Giada Scodellaro: The early thing was a consideration of landscape, in this case, the salt marshes of the Hutchinson River. Long passages about topography, plants, and architecture. Then the collective movement came, small physical observations, hands turning over, bed sores, a chorus, clapping, a leg unfolding. An old leg, centring an old woman. The structure was established from there, this three-part uncovering of community (through film, text, sound) and yes, inevitably also these concentric circles – the repetition reflecting the friction of oral tradition, things passed down, the ongoing violence of institutions, gossip. That is to say, what I wanted was a granular examination of the expanse but also the corner, dust.
JS: Tell me more about the framing device of the film. Are we both reader and audience? What can film offer for you that reading and books can’t?
GS: It’s interesting to think about the reader as audience or witness, and perhaps even as member of the community itself. The film, as an entry point and central framing, imagines these women at a distance, or otherwise offers an examination of their proximity, intimacy, and discomfort. The film presents the women as duplicated, repeated, 168 hours of them. As a form, it allows for a sort of endlessness, the film within the film, a layering of scenes, things recurring. Therefore, a framework of inevitability begins to take shape, for example, the movements of a man dying repeatedly, multiple fires being set, the ongoing tying of a shoelace. The idea of the women re-watching this footage, memorising themselves, outliving themselves – a yearly ritual set within these public and domestic spaces – is vital. Among other things, it offers an opportunity to play with observation, perspective, but also with performance. I ask myself, ‘Who are these individuals when they are not being filmed? What do they hope to outlive?’ The film is also an archive, an object, a thing passed down or inherited; it is an active record of an evolving self or evidence of a collective existence and history.
I have always been drawn to film for its composition, its immediacy, its choreography, and also for the way it imitates language, or the way it reflects my own ideas and aspirations for language – allowing for stillness, quiet, hesitation.
JS: Who are some of the literary and filmic influences that you drew from for the book? I’m thinking particularly about the creation of the collective voice, but also more broadly in terms of style and texture.
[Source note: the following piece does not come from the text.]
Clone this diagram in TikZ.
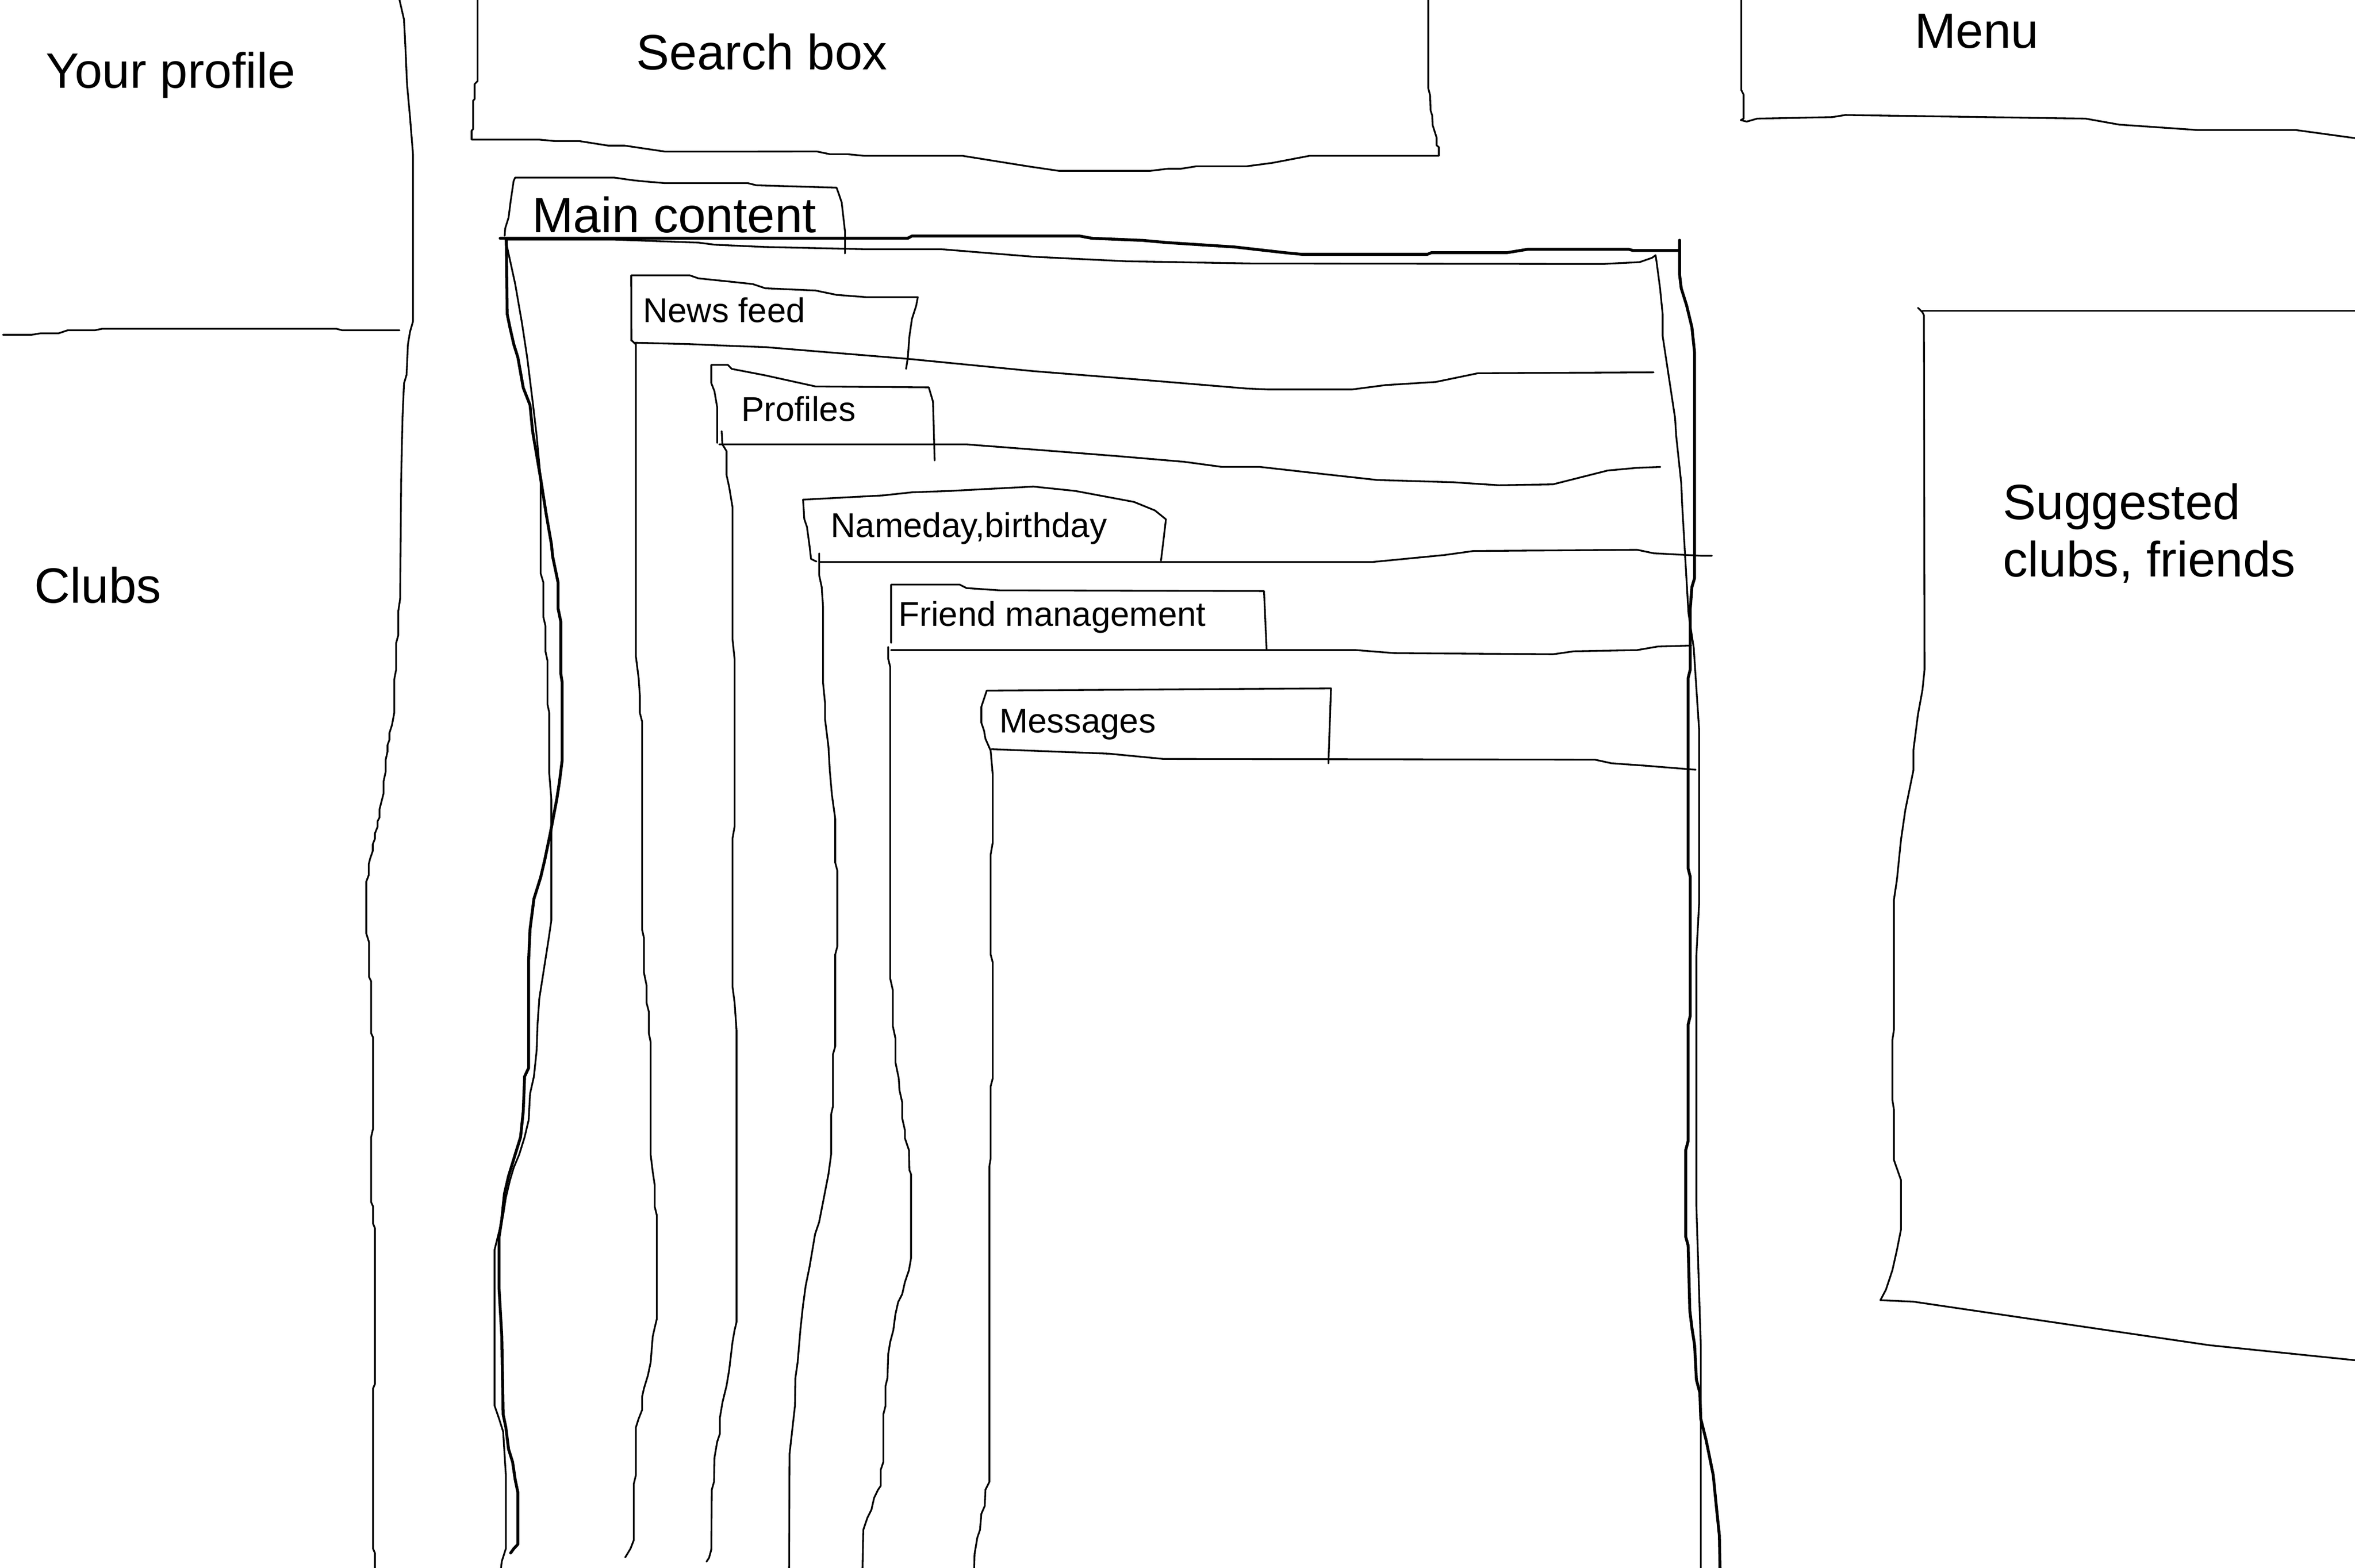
\documentclass[tikz,border=0pt]{standalone}
\usepackage{fontspec}
\setmainfont{Liberation Sans}
\newcommand\bigtxt{\fontsize{9.4}{10.8}\selectfont}
\newcommand\smalltxt{\fontsize{6.5}{7.8}\selectfont}
\begin{document}
\begin{tikzpicture}[x=0.01cm,y=-0.01cm,
  thinline/.style={line width=0.33pt,line join=round,line cap=round},
  thickline/.style={line width=0.55pt,line join=round,line cap=round},
  biglabel/.style={anchor=base west,inner sep=0pt,font=\bigtxt},
  smalllabel/.style={anchor=base west,inner sep=0pt,font=\smalltxt}]
\useasboundingbox (0,0) rectangle (1568,1044.4);

% ---------- Your profile / Clubs column ----------
\draw[thinline] (266,0) -- (269,13) -- (270,33) -- (271,56) -- (273,78) -- (275,103) -- (275,214) -- (273,221) -- (271.6,229.4) -- (270.7,249.6) -- (269,255.4) -- (268,278.5) -- (267.1,318.9) -- (266.4,399) -- (265.2,407) -- (265.2,423) -- (263.75,428.4) -- (263.75,446) -- (262.5,452.5) -- (262.5,474.8) -- (261,482.9) -- (259.3,488.2) -- (259.3,492.7) -- (258,496.3) -- (258,500.7) -- (256.8,506) -- (256.8,514) -- (255.4,520.4) -- (255.4,528.4) -- (252.7,539) -- (252.7,544.5) -- (251.4,547) -- (251.4,550.7) -- (249.6,555.2) -- (249.6,558.75) -- (248.2,562.3) -- (248.2,566.8) -- (246.4,572) -- (245.5,575.7) -- (245.5,582.9) -- (243.9,587.2) -- (243.9,621.8) -- (245.7,627.6) -- (245.7,650.7) -- (247.1,653.6) -- (247.1,688.2) -- (248.4,691) -- (248.4,751.7) -- (247.1,757.4) -- (247.1,800.7) -- (248.4,803.6) -- (248.4,815) -- (249.6,818) -- (249.6,921.9) -- (248.4,924.8) -- (248.4,1031.5) -- (249.6,1034.4) -- (249.6,1044.4);
\draw[thinline] (2,223) -- (21,223) -- (27,222) -- (39,222) -- (45,220) -- (63,220) -- (68,219) -- (224,219) -- (228,220) -- (266,220);

% ---------- Search box ----------
\draw[thinline] (318,0) -- (318,54) -- (316,56) -- (316,66) -- (315,67) -- (315,86) -- (314,87) -- (314,93) -- (359,93) -- (370,94) -- (386,94) -- (405,97) -- (416,97) -- (443,101) -- (543.9,100.9) -- (552.6,102.7) -- (564.2,102.7) -- (575.8,103.8) -- (641,103.8) -- (684.6,110.8) -- (705,113.8) -- (765.9,113.8) -- (777.5,112.4) -- (786.2,112.4) -- (796.3,110.8) -- (829.7,110.8) -- (847.1,108.5) -- (871.8,103.8) -- (958,103.8) -- (958,98) -- (956.5,96.8) -- (956.5,91.6) -- (953.9,83.4) -- (953.6,77) -- (952.5,73.5) -- (952.2,63.6) -- (951,58.9) -- (951,0);

% ---------- Menu ----------
\draw[thinline] (1159.4,0) -- (1159.4,60) -- (1160.9,63) -- (1160.9,79) -- (1159,80) -- (1163,81) -- (1170,79) -- (1220,78) -- (1228.6,76.6) -- (1388.6,79) -- (1411,83) -- (1463,86.6) -- (1528.6,86.6) -- (1568,92);

% ---------- Suggested clubs, friends ----------
\draw[thinline] (1277,205) -- (1280,208) -- (1281,210) -- (1281.4,446) -- (1280,459.6) -- (1277,476) -- (1274,499.5) -- (1274,513) -- (1268.6,539.5) -- (1265.7,559.5) -- (1263,586) -- (1261,599.4) -- (1261,686) -- (1260,692.7) -- (1260,732.6) -- (1261,739) -- (1261,772.6) -- (1265.7,786) -- (1265.7,819) -- (1263,832.6) -- (1260,846) -- (1255.7,859) -- (1252,866) -- (1274,867) -- (1403,886) -- (1471,896) -- (1568,906);
\draw[thinline] (1280,207) -- (1568,207);

% ---------- Main content ----------
% tab
\draw[thinline] (336,157) -- (336.4,152) -- (338.6,145) -- (340,134) -- (342,120.5) -- (343,118.3) -- (409,118.3) -- (421,120) -- (428.6,120.8) -- (443,122) -- (498,122) -- (503.6,123.4) -- (557,125) -- (558.4,128.9) -- (560.4,134.8) -- (562.6,154) -- (562.6,168.8);
% thick top line
\draw[thickline] (333,158.7) -- (604.4,158.7) -- (607.2,157.2) -- (718.8,157.2) -- (727,158.7) -- (760.7,160.1) -- (777.4,161.6) -- (822,164.5) -- (855.5,168.3) -- (866.7,169.4) -- (950.4,169.4) -- (953,168.3) -- (1003.4,168.3) -- (1017.4,166) -- (1084.3,166) -- (1087.1,166.8) -- (1117.8,166.8);
% thick outer right
\draw[thickline] (1118.3,160) -- (1118.3,183) -- (1119.4,192) -- (1123,203.5) -- (1126.5,218) -- (1128.3,235) -- (1128.3,385) -- (1126.5,391) -- (1125.4,405.4) -- (1125.4,446) -- (1124,451.6) -- (1124,578.5) -- (1125.4,584) -- (1125.4,676.6) -- (1124,682.4) -- (1124,760) -- (1122.4,766) -- (1122.4,823.8) -- (1124,829.6) -- (1125.1,872.8) -- (1126.5,884.4) -- (1128.3,896) -- (1129.5,919) -- (1131.8,927.7) -- (1132.4,945) -- (1136,959.4) -- (1140.7,982.5) -- (1143,1005.6) -- (1144.8,1022.9) -- (1145.2,1044.4);
% thick left
\draw[thickline] (337.1,160.2) -- (337.7,209.2) -- (339.5,218) -- (342.1,229.4) -- (344.8,238) -- (348.4,258.3) -- (352.9,269.8) -- (354.6,287.1) -- (360,318.9) -- (363.6,342) -- (367.1,362.2) -- (368,370.8) -- (371.6,388.1) -- (371.6,405.4) -- (373.4,414.1) -- (373.4,448.7) -- (374.3,454.5) -- (374.3,506.4) -- (372.5,520.8) -- (370.7,532.4) -- (366.3,555.5) -- (362.7,572.8) -- (360,584.3) -- (355.5,598.7) -- (352.9,619) -- (352,639.2) -- (352,711.3) -- (349.3,717) -- (348.4,740.1) -- (346.6,757.4) -- (343,769) -- (338.6,783.4) -- (335.9,795) -- (334.1,812.2) -- (332.3,823.8) -- (332.3,858.4) -- (334.1,890.2) -- (335,942) -- (336.8,950.7) -- (338.6,965.2) -- (341.3,973.8) -- (343,985.4) -- (344.8,994) -- (344.8,1028.6) -- (342.1,1031.5) -- (340,1034.4);
% thin left + thin top + thin inner right (one stroke)
\draw[thinline] (333.6,1044.4) -- (334.1,1040) -- (336.8,1031.5) -- (336.8,982.5) -- (335,953.6) -- (332.3,945) -- (329.3,936.3) -- (329.3,832.4) -- (335,809.4) -- (336.8,797.8) -- (339.5,786.3) -- (342.1,777.6) -- (345.7,769) -- (349.3,757.4) -- (352,746) -- (352.9,728.6) -- (355.5,717) -- (357.3,699.7) -- (357.9,682.4) -- (359.1,665) -- (361.8,647.8) -- (365.4,624.7) -- (367.1,613) -- (367.1,532.4) -- (365.7,515) -- (365.7,474.7) -- (364.5,469) -- (364.5,440) -- (363.2,434) -- (363.2,417) -- (361.8,411) -- (361.8,388) -- (360,382) -- (360,319) -- (357.3,290) -- (354.6,267) -- (351,238) -- (347.5,215) -- (343,189) -- (338.6,168.9) -- (336.6,159.6)
  -- (409,159.6) -- (465,161.6) -- (476,163) -- (509.5,164.5) -- (576.5,166) -- (626.7,166) -- (688,171) -- (749.5,174) -- (833,175.5) -- (1067.5,175.8) -- (1091.7,174.6) -- (1100,171.7) -- (1102.3,170)
  -- (1103,174.6) -- (1105.3,192) -- (1107,209) -- (1107,223.7) -- (1115.3,278.5) -- (1116,290) -- (1119.4,321.8) -- (1120,336) -- (1124.2,408.3) -- (1127.7,431.4) -- (1131.3,486) -- (1131.3,601.6) -- (1129.5,636.2) -- (1129.5,803.6) -- (1132.4,896) -- (1132.4,1044.4);

% ---------- News feed ----------
\draw[thinline] (420.4,227) -- (420.3,183.4) -- (459.3,183.4) -- (465,185.4) -- (487.2,187.7) -- (501.2,189.2) -- (509.5,192) -- (543,193.5) -- (557,196.4) -- (576.5,197.9) -- (611.1,197.9) -- (610,203.7) -- (607.2,212.4) -- (605.5,224) -- (604.4,238.5) -- (603.3,245.7);
\draw[thinline] (423,228.3) -- (459.3,229.2) -- (487.2,230.4) -- (509.5,231.2) -- (604.4,239) -- (688,247.2) -- (760.7,253) -- (830.4,258.8) -- (844.4,259.4) -- (900.2,259.4) -- (922.5,256.5) -- (956,254.4) -- (984,248.6) -- (1101,248);
\draw[thinline] (420.4,226.6) -- (423.4,229.4) -- (423.4,437.2) -- (425.2,451.6) -- (426,463) -- (426,474.7) -- (427.5,480.5) -- (427.5,619) -- (428.75,624.7) -- (428.75,647.8) -- (430.5,656.4) -- (430.5,668) -- (432,673.8) -- (432,688.2) -- (433.2,694) -- (433.2,769) -- (434.6,780.5) -- (435.9,789.2) -- (435.9,803.6) -- (437.3,809.4) -- (437.3,878.6) -- (435.9,884.4) -- (434.6,890.2) -- (433.2,907.5) -- (431.4,916.1) -- (428.75,924.8) -- (427.5,930.5) -- (427.5,939.2) -- (425.2,945) -- (423.4,950.7) -- (423.4,982.5) -- (422,988.3) -- (422,1025.8) -- (419.8,1031.5) -- (416.3,1037.3);

% ---------- Profiles ----------
\draw[thinline] (477.5,295) -- (477.5,271.2) -- (475.7,260.6) -- (473.6,255.2) -- (473.6,243) -- (484.6,243) -- (487.2,245.7) -- (509.5,250) -- (543,257.4) -- (618.4,258) -- (621.2,267.5) -- (622.3,306.7);
\draw[thinline] (478.9,296) -- (643.5,296) -- (688,299.4) -- (744,303.8) -- (788.6,307.6) -- (813.7,311) -- (839,311) -- (883.4,316) -- (917,319.7) -- (967.2,321.2) -- (998,323.2) -- (1034,322.6) -- (1051,318.3) -- (1070.4,313.4) -- (1090,311.6) -- (1105.5,311);
\draw[thinline] (480.5,287.2) -- (481,296) -- (483.75,300.5) -- (483.75,316.4) -- (485.5,324.4) -- (487.7,337.7) -- (487.7,425.5) -- (489.1,438.8) -- (489.1,550.6) -- (487.7,558.6) -- (487.7,657) -- (489.1,667.7) -- (490.4,686.3) -- (490.4,880.6) -- (489.1,886) -- (487.7,894) -- (485.5,912.5) -- (483.75,923) -- (481.1,933.8) -- (479.3,944.4) -- (479.3,955) -- (477.5,960.4) -- (475.7,971) -- (475.4,987) -- (473.9,992.3) -- (473.6,1032.2) -- (472.1,1037.6) -- (470.4,1040.2);

% ---------- Nameday, birthday ----------
\draw[thinline] (543.6,374) -- (540,372.3) -- (539.1,364.3) -- (537.3,351) -- (535.5,345.7) -- (534.7,332.8) -- (587.7,330) -- (607.2,327.9) -- (632.3,327) -- (688.1,324.1) -- (716,327) -- (755,334.3) -- (769,340) -- (776.3,345.9) -- (774.6,360.4) -- (773,373.4);
\draw[thinline] (545.8,374.3) -- (914.1,374.3) -- (961.6,369.7) -- (981.1,367) -- (1090,366.2) -- (1101,368.5) -- (1133,370.2) -- (1139.8,370.2);
\draw[thinline] (545.4,368.6) -- (545.4,383) -- (547.1,391) -- (548,404.2) -- (548,454.8) -- (549.3,468.1) -- (549.3,478.8) -- (551.6,497.4) -- (552.5,513.4) -- (553.9,529.3) -- (556.1,545.3) -- (556.1,574.5) -- (557.5,579.9) -- (557.5,630.4) -- (556.1,635.8) -- (556.1,697) -- (554.6,702.3) -- (554.6,736.9) -- (553.4,742.2) -- (553.4,768.8) -- (551.6,782.1) -- (545.4,814) -- (542.7,822) -- (540.9,832.7) -- (539.1,843.3) -- (536.4,856.6) -- (534.6,870) -- (532.9,885.9) -- (531.1,907.2) -- (529.6,917.8) -- (529.3,936.4) -- (527.5,952.4) -- (525.7,968.4) -- (525.4,1044.4);

% ---------- Friend management ----------
\draw[thinline] (593.3,428.2) -- (593.3,389.4) -- (639,389.4) -- (643.5,391.7) -- (665.8,393.2) -- (841.6,393.7) -- (843.3,432.3);
\draw[thinline] (593.3,433) -- (903,433) -- (928,435) -- (1034,435.8) -- (1048,433.8) -- (1090,433) -- (1104,430.6) -- (1126,430);
\draw[thinline] (591.4,430.9) -- (591.4,438.8) -- (592.7,444.2) -- (592.7,651.7) -- (594.5,659.7) -- (594.5,683.6) -- (596.2,691.6) -- (596.2,707.6) -- (598.4,718.2) -- (598.9,726.2) -- (600.7,734.2) -- (600.7,744.8) -- (602.5,752.8) -- (602.5,758.1) -- (605.2,766.1) -- (605.5,779.4) -- (606.6,782.1) -- (606.6,838) -- (605.2,846) -- (602.5,854) -- (600.7,862) -- (598,867.3) -- (596.2,875.3) -- (594.8,886) -- (592.7,893.9) -- (591.4,901.9) -- (590.9,917.8) -- (589.6,923.2) -- (589.6,936.4) -- (588.2,941.8) -- (588.2,973.7) -- (586.4,979) -- (586.4,989.7) -- (584.6,992.3) -- (582,997.7) -- (580.2,1005.6) -- (577.5,1011) -- (574.8,1019) -- (574.3,1044.4);

% ---------- Messages ----------
\draw[thinline] (659.6,500) -- (656.1,492) -- (655.2,486.7) -- (653.4,481.4) -- (653.4,470.8) -- (657,460) -- (886.2,458.5) -- (884.5,508.4);
\draw[thinline] (660.2,499) -- (738.3,502) -- (774.6,505.5) -- (1062,506) -- (1073,508.4) -- (1095.5,510) -- (1129,512.7);
\draw[thinline] (659.6,500) -- (661,516) -- (661,561.2) -- (659.6,569.2) -- (659.6,635.8) -- (661,641.1) -- (661,718.2) -- (659.6,723.6) -- (659.6,771.5) -- (658.75,776.8) -- (658.75,987) -- (656.1,992.3) -- (655.7,1003) -- (653.4,1008.3) -- (652.5,1019) -- (650.7,1024.2) -- (648.9,1035) -- (648.6,1044.4);

% ---------- Labels ----------
\node[biglabel] (yourprofile) at (30,58.5) {Your profile};
\node[biglabel] (searchbox) at (423,46.2) {Search box};
\node[biglabel] (menu) at (1274,32) {Menu};
\node[biglabel] (clubs) at (22.3,401.6) {Clubs};
\node[biglabel] (suggested) at (1333,346) {Suggested};
\node[biglabel] (suggested2) at (1333,384) {clubs, friends};
\node[biglabel] (maincontent) at (353.6,155) {Main content};
\node[smalllabel] (newsfeed) at (427.5,214.7) {News feed};
\node[smalllabel] (profiles) at (492.8,280.6) {Profiles};
\node[smalllabel] (nameday) at (552.5,358) {Nameday,birthday};
\node[smalllabel] (friendmgmt) at (597.7,417) {Friend management};
\node[smalllabel] (messages) at (664.7,488) {Messages};
\end{tikzpicture}
\end{document}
GS: Thinking about the collective/communal/social infrastructure and choreographic sensibility of Black film, writing, visual art, sound – especially that of On the Sound, Hoop Dreams, Killer of Sheep, Love Jones, Paris is Burning, Louie Bluie, Drylongso, Mahogany, Fannie’s Film. The still images of Charles Chamblis, early work of Carrie Mae Weems in Family Pictures and Stories. Wadada Leo Smith on trumpet. Wadada Leo Smith’s drawn scores. Renee Gladman’s Charts. Lorna Simpson’s Everrrything and the mixed media of Loïs Mailou Jones. A duo, Sun Ra on piano and Walt Dickerson on vibraphone (Visions 1979). Returning to and folding/employing the words of Lucille Clifton, June Jordan, Dionne Brand, Sonia Sanchez, Zora Neale Hurston, Toni Cade Bambara, August Wilson, Alice Walker, Ama Codjoe, Nikki Giovanni, M NourbeSe Philip.
“I have always been drawn to film for its composition, its immediacy, its choreography, and also for the way it imitates language” – Giada Scodellaro
JS: The book is haunted by various aspects of African American culture and cultural icons. How did you decide what would survive in a crumbling near-future?
GS: Haunted, yes, but also sustained by these cultural elements. The archive as form, creating a record of place, a study of mundanity, grief, intimacy, or the excavation of what can inform a life – this is endlessly interesting to me. And then, also thinking about the movement of this information, how it is collected, preserved, or alternatively, omitted, altered. Diana Ross as Black canon. A detailed recitation of the MOVE bombing in 1985 Philadelphia. It all endures or survives, everything is and must be recoverable, even when diminished, bent, turned to the point of breaking. I understand this lineage of historical and cultural knowing/resistance as an innate thing, unnameable and involuntary, and bestowed.
JS: Though I don’t think it's ever explicitly mentioned, I couldn’t help but think about the impending effects of climate collapse. Is this something that you wanted to put at the edges of the narrative? And what role do you think literature has to play in waking us up to this reality?
GS: We fail our communities and ourselves to not acknowledge – at least – the very obvious thing. And June Jordan writing ‘... and what/in the hell is everyone being so reasonable about’ in Poem about My Rights. It is unreasonable to omit collapse as it occurs, for example, the environmental racism and colonial violence of climate change. I think again of Sasha Wortzel’s documentary, River of Grass – a stunning depiction of the dying Everglades, Indigenous existence and resistance, the control of water, and the burning of pre-harvest sugar cane permitted by local government only if and when the winds blow their smoke toward Black neighbourhoods.
Ruins, Child by Giada Scodellaro is published by Fitzcarraldo Editions and is out now.